* Investors stay sideline on economic, political woes
* Rupee depreciation boosts foreign share buying
Reuters: Sri Lanka’s stock market fell to a near 22-month closing low on Friday with many investors awaiting clarification on a new rule from the island nation’s Securities and Exchange Commission (SEC) amid economic and political worries.
The main share index fell 0.19 per cent, or 9.45 points, to 5,009.67, its lowest close since 9 August, 2010.
The bourse extended losses for the fifth straight session in thin trade, ending the week 4.1 per cent down.
Analysts said many investors were waiting for clarity on the new SEC rule issued on Wednesday barring employees of broker firms from selling shares for six months after their purchase.

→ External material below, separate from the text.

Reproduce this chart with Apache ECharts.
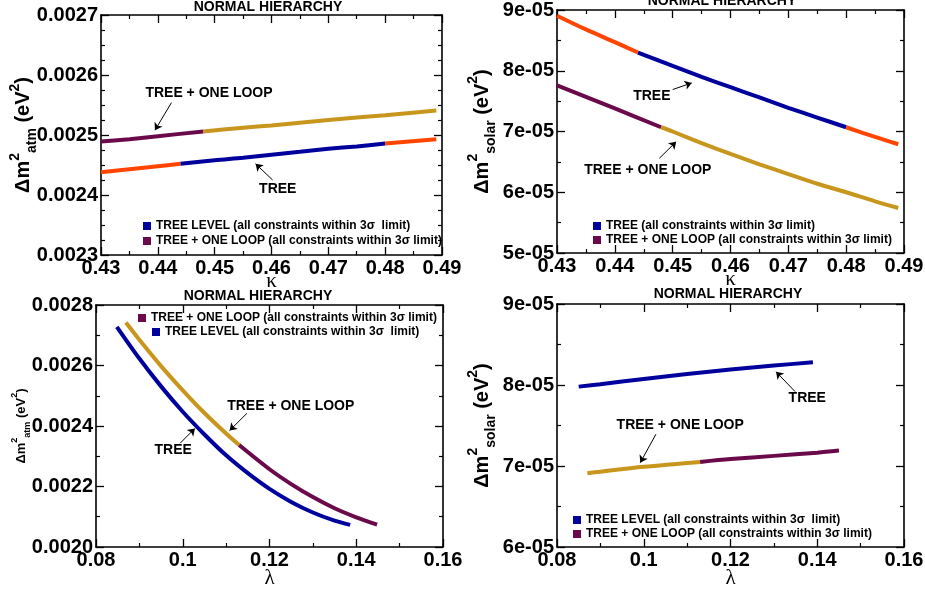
<!DOCTYPE html>
<html><head><meta charset="utf-8">
<script src="https://cdn.jsdelivr.net/npm/echarts@6/dist/echarts.min.js"></script>
<style>html,body{margin:0;padding:0;background:#fff}#c{width:925px;height:589px}</style>
</head><body><div id="c"></div>
<script>
const FONT = '"Liberation Sans", Arial, Helvetica, sans-serif';
const SERIF = '"Liberation Serif", "DejaVu Serif", serif';
const C_ORANGE = '#ff4500', C_BLUE = '#00009c', C_PURPLE = '#6a0a4a', C_GOLD = '#c8961c';

// ---------- data ----------
// Panel 1: Δm²atm vs κ
const kappaTreeAtm = [[0.43,0.002438],[0.435,0.002443],[0.44,0.002448],[0.444,0.002452],[0.45,0.002458],[0.455,0.002462],[0.46,0.002467],[0.465,0.002472],[0.47,0.002477],[0.475,0.002481],[0.48,0.002486],[0.489,0.002493]];
const kappaLoopAtm = [[0.43,0.002489],[0.435,0.002493],[0.44,0.002498],[0.448,0.002506],[0.455,0.002512],[0.46,0.002516],[0.47,0.002525],[0.48,0.002533],[0.489,0.002541]];
// Panel 2: Δm²solar vs κ
const kappaTreeSol = [[0.43,8.906e-5],[0.435,8.68e-5],[0.44,8.47e-5],[0.444,8.30e-5],[0.45,8.08e-5],[0.455,7.90e-5],[0.46,7.73e-5],[0.465,7.56e-5],[0.47,7.39e-5],[0.475,7.23e-5],[0.48,7.07e-5],[0.485,6.91e-5],[0.489,6.79e-5]];
const kappaLoopSol = [[0.43,7.76e-5],[0.435,7.57e-5],[0.44,7.38e-5],[0.448,7.07e-5],[0.45,7.00e-5],[0.455,6.81e-5],[0.46,6.63e-5],[0.465,6.46e-5],[0.47,6.30e-5],[0.475,6.14e-5],[0.48,6.00e-5],[0.485,5.85e-5],[0.489,5.74e-5]];
// Panel 3: Δm²atm vs λ
const lambdaTreeAtm = [[0.0848,0.002728],[0.09,0.002623],[0.095,0.002531],[0.1,0.002447],[0.105,0.002372],[0.11,0.002303],[0.115,0.002244],[0.12,0.002192],[0.125,0.002149],[0.13,0.002114],[0.135,0.002087],[0.1386,0.002073]];
const lambdaLoopAtm = [[0.0869,0.002742],[0.09,0.002685],[0.095,0.002598],[0.1,0.002518],[0.105,0.002443],[0.11,0.002375],[0.113,0.002337],[0.12,0.002257],[0.125,0.002208],[0.13,0.002165],[0.135,0.002128],[0.14,0.002098],[0.1448,0.002074]];
// Panel 4: Δm²solar vs λ
const lambdaTreeSol = [[0.085,7.98e-5],[0.09,8.01e-5],[0.1,8.075e-5],[0.11,8.135e-5],[0.12,8.19e-5],[0.13,8.24e-5],[0.139,8.28e-5]];
const lambdaLoopSol = [[0.087,6.91e-5],[0.09,6.93e-5],[0.1,6.99e-5],[0.113,7.05e-5],[0.12,7.085e-5],[0.13,7.125e-5],[0.14,7.165e-5],[0.145,7.19e-5]];

// segment boundaries (x ranges where all constraints are within 3σ)
const kappaTreeInside = [0.444, 0.48];
const kappaLoopInside = [0.43, 0.448];
const lambdaLoopInside = [0.113, 0.1448];
const lambdaLoopInside4 = [0.113, 0.145];

// tick labels
const xTicksKappa = ['0.43','0.44','0.45','0.46','0.47','0.48','0.49'];
const xTicksLambda = ['0.08','0.1','0.12','0.14','0.16'];
const yTicksAtm1 = ['0.0023','0.0024','0.0025','0.0026','0.0027'];
const yTicksSol2 = ['5e-05','6e-05','7e-05','8e-05','9e-05'];
const yTicksAtm3 = ['0.0020','0.0022','0.0024','0.0026','0.0028'];
const yTicksSol4 = ['6e-05','7e-05','8e-05','9e-05'];

// legend names
const LEG_TREE_LEVEL = 'TREE LEVEL (all constraints within 3σ  limit)';
const LEG_TREE = 'TREE (all constraints within 3σ limit)';
const LEG_LOOP = 'TREE + ONE LOOP (all constraints within 3σ limit)';
const OUT_TREE = 'TREE (outside 3σ)';
const OUT_LOOP = 'TREE + ONE LOOP (outside 3σ)';

// annotations: [text, x, y]; arrows: [x1, y1, x2, y2] (data coords)
const notes1 = [['TREE + ONE LOOP',0.449,0.002570],['TREE',0.4611,0.00241]];
const arrows1 = [[0.4424,0.002554,0.4395,0.002508],[0.4602,0.002425,0.4572,0.002452]];
const notes2 = [['TREE',0.4464,7.584e-5],['TREE + ONE LOOP',0.4457,6.366e-5]];
const arrows2 = [[0.4500,7.69e-5,0.4533,7.80e-5],[0.4477,6.559e-5,0.4506,6.832e-5]];
const notes3 = [['TREE + ONE LOOP',0.1249,0.002467],['TREE',0.0978,0.002319]];
const arrows3 = [[0.1148,0.002442,0.1108,0.002385],[0.0994,0.002343,0.1028,0.002392]];
const notes4 = [['TREE',0.1377,7.837e-5],['TREE + ONE LOOP',0.1084,7.502e-5]];
const arrows4 = [[0.1349,7.918e-5,0.1305,8.163e-5],[0.1028,7.392e-5,0.0992,7.041e-5]];

// ---------- layout ----------
const grids = [
  {left:101, top:15, width:341, height:240},
  {left:557, top:10, width:347, height:243},
  {left:96, top:305, width:347, height:242},
  {left:557, top:304, width:347, height:243}
];

function labelFrom(list, step) {
  return function (v) {
    const hit = list.find(l => Math.abs(parseFloat(l) - v) < step / 10);
    return hit === undefined ? '' : hit;
  };
}

const xAxes = [], yAxes = [];
function addAxes(gi, xr, yr, xLabels, yLabels, xName, xGap, yNameCfg) {
  const tick = {show:true, inside:true, length:8, lineStyle:{color:'#000', width:1.3}};
  const minor = (n) => ({show:true, splitNumber:n, length:4, lineStyle:{color:'#000', width:1.2}});
  const line = {show:true, onZero:false, lineStyle:{color:'#000', width:1.6}};
  xAxes.push({
    type:'value', gridIndex:gi, position:'bottom', min:xr[0], max:xr[1], interval:xr[2],
    axisLine:line, axisTick:tick, minorTick:minor(xr[3]), splitLine:{show:false},
    axisLabel:{show:true, margin:3, color:'#000', fontSize:20, fontWeight:'bold', fontFamily:FONT,
      formatter: labelFrom(xLabels, xr[2]), showMinLabel:true, showMaxLabel:true, hideOverlap:false},
    name:xName, nameLocation:'middle', nameGap:xGap, nameMoveOverlap:false,
    nameTextStyle:{fontSize:21, fontFamily:SERIF, color:'#000'}
  });
  xAxes.push({
    type:'value', gridIndex:gi, position:'top', min:xr[0], max:xr[1], interval:xr[2],
    axisLine:line, axisTick:tick, minorTick:minor(xr[3]), splitLine:{show:false}, axisLabel:{show:false}
  });
  yAxes.push(Object.assign({
    type:'value', gridIndex:gi, position:'left', min:yr[0], max:yr[1], interval:yr[2],
    axisLine:line, axisTick:tick, minorTick:minor(yr[3]), splitLine:{show:false},
    axisLabel:{show:true, margin:3, color:'#000', fontSize:20, fontWeight:'bold', fontFamily:FONT,
      formatter: labelFrom(yLabels, yr[2]), showMinLabel:true, showMaxLabel:true, hideOverlap:false},
    nameLocation:'middle', nameRotate:90, nameMoveOverlap:false
  }, yNameCfg));
  yAxes.push({
    type:'value', gridIndex:gi, position:'right', min:yr[0], max:yr[1], interval:yr[2],
    axisLine:line, axisTick:tick, minorTick:minor(yr[3]), splitLine:{show:false}, axisLabel:{show:false}
  });
}

function yName(sub, main, small, lh, gap) {
  return {
    name: '{d|Δm}{sup|2}{sub|' + sub + '}{p| (eV}{sup|2}{p|)}',
    nameGap: gap,
    nameTextStyle: {
      color:'#000', fontFamily:FONT, fontWeight:'bold', fontSize:main, lineHeight:lh,
      rich: {
        d:{fontSize:main, fontWeight:'bold', fontFamily:FONT, color:'#000', verticalAlign:'middle'},
        p:{fontSize:main, fontWeight:'bold', fontFamily:FONT, color:'#000', verticalAlign:'middle'},
        sup:{fontSize:small, fontWeight:'bold', fontFamily:FONT, color:'#000', verticalAlign:'top'},
        sub:{fontSize:small, fontWeight:'bold', fontFamily:FONT, color:'#000', verticalAlign:'bottom'}
      }
    }
  };
}

addAxes(0, [0.43,0.49,0.01,2], [0.0023,0.0027,0.0001,4], xTicksKappa, yTicksAtm1, 'κ', 16, yName('atm', 20, 14, 31, 62));
addAxes(1, [0.43,0.49,0.01,2], [5e-5,9e-5,1e-5,2], xTicksKappa, yTicksSol2, 'κ', 16, yName('solar', 20, 14, 32, 59));
addAxes(2, [0.08,0.16,0.02,2], [0.0020,0.0028,0.0002,2], xTicksLambda, yTicksAtm3, 'λ', 21, yName('atm', 13, 9, 22, 64));
addAxes(3, [0.08,0.16,0.02,2], [6e-5,9e-5,1e-5,2], xTicksLambda, yTicksSol4, 'λ', 21, yName('solar', 20, 14, 32, 59));

// ---------- series ----------
const series = [];
function addSegments(gi, pts, segs) {
  segs.forEach(([a, b, color, name]) => {
    series.push({
      type:'line', name:name, xAxisIndex:2*gi, yAxisIndex:2*gi,
      data: pts.filter(p => p[0] >= a - 1e-9 && p[0] <= b + 1e-9),
      showSymbol:false, smooth:0.3, color:color,
      lineStyle:{color:color, width:4}, itemStyle:{color:color},
      emphasis:{disabled:true}, silent:true, z:3
    });
  });
}
function first(p) { return p[0][0]; }
function last(p) { return p[p.length-1][0]; }

addSegments(0, kappaTreeAtm, [
  [first(kappaTreeAtm), kappaTreeInside[0], C_ORANGE, OUT_TREE],
  [kappaTreeInside[0], kappaTreeInside[1], C_BLUE, LEG_TREE_LEVEL],
  [kappaTreeInside[1], last(kappaTreeAtm), C_ORANGE, OUT_TREE]]);
addSegments(0, kappaLoopAtm, [
  [kappaLoopInside[0], kappaLoopInside[1], C_PURPLE, LEG_LOOP],
  [kappaLoopInside[1], last(kappaLoopAtm), C_GOLD, OUT_LOOP]]);

addSegments(1, kappaTreeSol, [
  [first(kappaTreeSol), kappaTreeInside[0], C_ORANGE, OUT_TREE],
  [kappaTreeInside[0], kappaTreeInside[1], C_BLUE, LEG_TREE],
  [kappaTreeInside[1], last(kappaTreeSol), C_ORANGE, OUT_TREE]]);
addSegments(1, kappaLoopSol, [
  [kappaLoopInside[0], kappaLoopInside[1], C_PURPLE, LEG_LOOP],
  [kappaLoopInside[1], last(kappaLoopSol), C_GOLD, OUT_LOOP]]);

addSegments(2, lambdaTreeAtm, [[first(lambdaTreeAtm), last(lambdaTreeAtm), C_BLUE, LEG_TREE_LEVEL]]);
addSegments(2, lambdaLoopAtm, [
  [first(lambdaLoopAtm), lambdaLoopInside[0], C_GOLD, OUT_LOOP],
  [lambdaLoopInside[0], lambdaLoopInside[1], C_PURPLE, LEG_LOOP]]);

addSegments(3, lambdaTreeSol, [[first(lambdaTreeSol), last(lambdaTreeSol), C_BLUE, LEG_TREE_LEVEL]]);
addSegments(3, lambdaLoopSol, [
  [first(lambdaLoopSol), lambdaLoopInside4[0], C_GOLD, OUT_LOOP],
  [lambdaLoopInside4[0], lambdaLoopInside4[1], C_PURPLE, LEG_LOOP]]);

// annotations (text + arrows) as markers on an empty helper series per panel
function addNotes(gi, notes, arrows) {
  series.push({
    type:'line', name:'notes' + gi, xAxisIndex:2*gi, yAxisIndex:2*gi, data:[], silent:true,
    markPoint:{
      symbol:'circle', symbolSize:1, itemStyle:{color:'rgba(0,0,0,0)'}, silent:true,
      label:{show:true, position:'inside', color:'#000', fontSize:14, fontWeight:'bold', fontFamily:FONT,
        formatter:(p) => p.name},
      data: notes.map(n => ({name:n[0], coord:[n[1], n[2]]}))
    },
    markLine:{
      silent:true, symbol:['none','arrow'], symbolSize:7, label:{show:false},
      lineStyle:{color:'#000', width:1, type:'solid'},
      emphasis:{disabled:true},
      data: arrows.map(a => [{coord:[a[0], a[1]]}, {coord:[a[2], a[3]]}])
    }
  });
}
addNotes(0, notes1, arrows1);
addNotes(1, notes2, arrows2);
addNotes(2, notes3, arrows3);
addNotes(3, notes4, arrows4);

// ---------- legends ----------
function leg(name, left, cy) {
  return {
    data:[name], left:left, top:cy - 7, orient:'vertical', padding:0, itemGap:0,
    itemWidth:8, itemHeight:8, icon:'rect', selectedMode:false,
    textStyle:{fontSize:12, fontWeight:'bold', fontFamily:FONT, color:'#000', lineHeight:14}
  };
}
const legends = [
  leg(LEG_TREE_LEVEL, 143, 226), leg(LEG_LOOP, 143, 241),
  leg(LEG_TREE, 593, 226), leg(LEG_LOOP, 593, 240),
  leg(LEG_LOOP, 138, 318), leg(LEG_TREE_LEVEL, 152, 332),
  leg(LEG_TREE_LEVEL, 573, 520), leg(LEG_LOOP, 573, 534)
];

// ---------- titles ----------
function ttl(cx, cy) {
  return {text:'NORMAL HIERARCHY', left:cx, top:cy - 9, textAlign:'center', padding:0,
    textStyle:{fontSize:14, fontWeight:'bold', fontFamily:FONT, color:'#000'}};
}
const titles = [ttl(268, 9), ttl(722, 3), ttl(258, 298), ttl(728, 296)];

const chart = echarts.init(document.getElementById('c'), null, {renderer:'canvas'});
chart.setOption({
  animation:false,
  backgroundColor:'#fff',
  title: titles,
  legend: legends,
  grid: grids.map(g => Object.assign({containLabel:false, outerBoundsMode:'none'}, g)),
  xAxis: xAxes,
  yAxis: yAxes,
  series: series
});
</script>
</body></html>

SEC spokesman Tushara Jayarathne said the regulator would issue a directive on the new rule on Monday.
“Investors want to see where the market is heading,” said a stockbroker on condition of anonymity. “People will wait to decide whether to come in or not due to the regulations and the economic worries.”
The SEC’s decision followed a move by the state-run National Savings Bank last week to default on a Rs. 400 million ($3.07 million) deal on The Finance Company, bought at Rs. 49.75 when it was trading at Rs. 30.
On Friday, Dr. Harsha de Silva, an opposition legislator said the defaulted deal was the tip of the iceberg and there may have been many irregularities, and the opposition would press for a proper investigation.
Stockbrokers and analysts said the new SEC rule will hit the market as it covered all brokers.
Uncertainty over the rupee, concern over rising interest rates, and slowing economic growth also held back investors, analysts said.
However, foreign investors continued to buy shares and brokers attributed that to a weaker rupee.
Foreign investors bought a net 38.3 million rupees worth of shares, extending the total net inflows into the stock market to Rs. 22.3 billion this year. Turnover was Rs. 185 million against this year’s daily average of Rs. 1.04 billion.
The index was at an over-sold region on Friday with the 14-day Relative Strength Index at 24.286, below the lower neutral range of 30, Reuters data showed. It is one of the worst performers among Asian markets with a 17.53 per cent loss this year.
The rupee fell to 130.90/131.00 against the dollar from Thursday’s close of 130.50/70 on importer demand for dollars.